I will begin with a real-life example and then move into theory.

A lover of the great outdoors, Peter will easily be enticed outside on journeys to the pond, playground, or just to walk around the neighborhood. Usually we let him decide on a destination. First mistake? Obviously, he is in his glory and has no concept of time constraints. When mommy [or daddy] decide it is time to go home, we usually pick him up (piggy-back style or on the hip) and start toward home.


Now, he walked all the way to the park and is perfectly capable of walking back as well. But he doesn't want to. His submissiveness is usually directly related to his hungriness/tiredness. He will kick and wiggle, trying to get down and when put on the ground, will turn a quick 180 and head straight in the opposite direction of home.

We haven't mastered the hand-holding trick (otherwise known as 'heel') and he pays no attention to quick swats and redirection, administered repeatedly (5-6 times, or until said parent loses patience and carries the unfortunate child all the way home).

Now, I must say that daddy has scored more points here than mommy. He ranks higher in creative methods of punishment and usually wins compliance by making a game out of coming home or giving Peter a fast, fun ride. Mommy's excuse is that she really wants Peter to learn to obey. But there seem to be more than one means to that end.

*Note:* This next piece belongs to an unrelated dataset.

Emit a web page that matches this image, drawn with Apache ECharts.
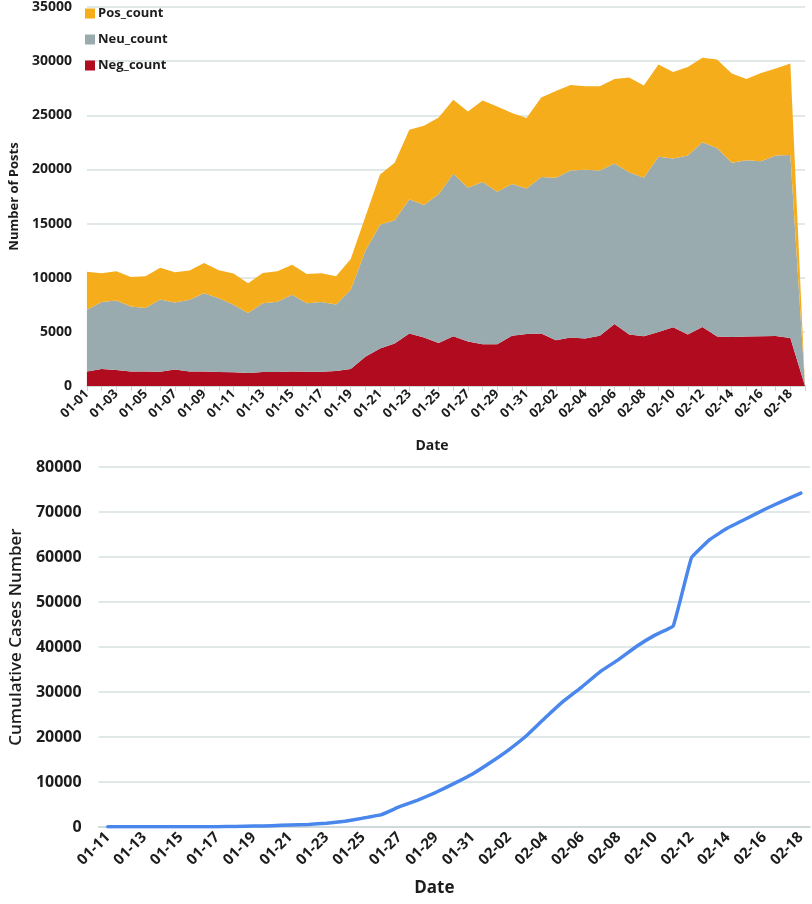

Kay Kuzma promotes the idea of 'strong, gentle parents'. She says when parents establish, maintain and enforce limits, then children will 'feel secure enough and respect their parents enough to be willing to obey'. She differentiates between Requests, Requirements and Commands. Commands usually alienate and cause defiance. These children feel controlled and obey out of fear, not respect. She promotes avoidance of conflict, or distractions that divert a child's attention.

She also uses the example of a string -- saying "Because children, like strings, resist being pushed, learn to lead, motivate, influence, persuade, and negotiate." She promotes using advance warning, giving choices, meeting emotional needs, making reasonable requests and being consistent. She says not to push a child to comply immediately unless absolutely necessary.

She recommends the use of time-out, but says it is best used when choosing one behavior to modify and focusing on that one thing for the day. Spanking is a last resort for Kay Kuzma, who says 'there is probably another more creative method of discipline that would have been just as effective'.

Ok, I know this is getting long...are you still with me?? Maybe I'll finish my thoughts in another post.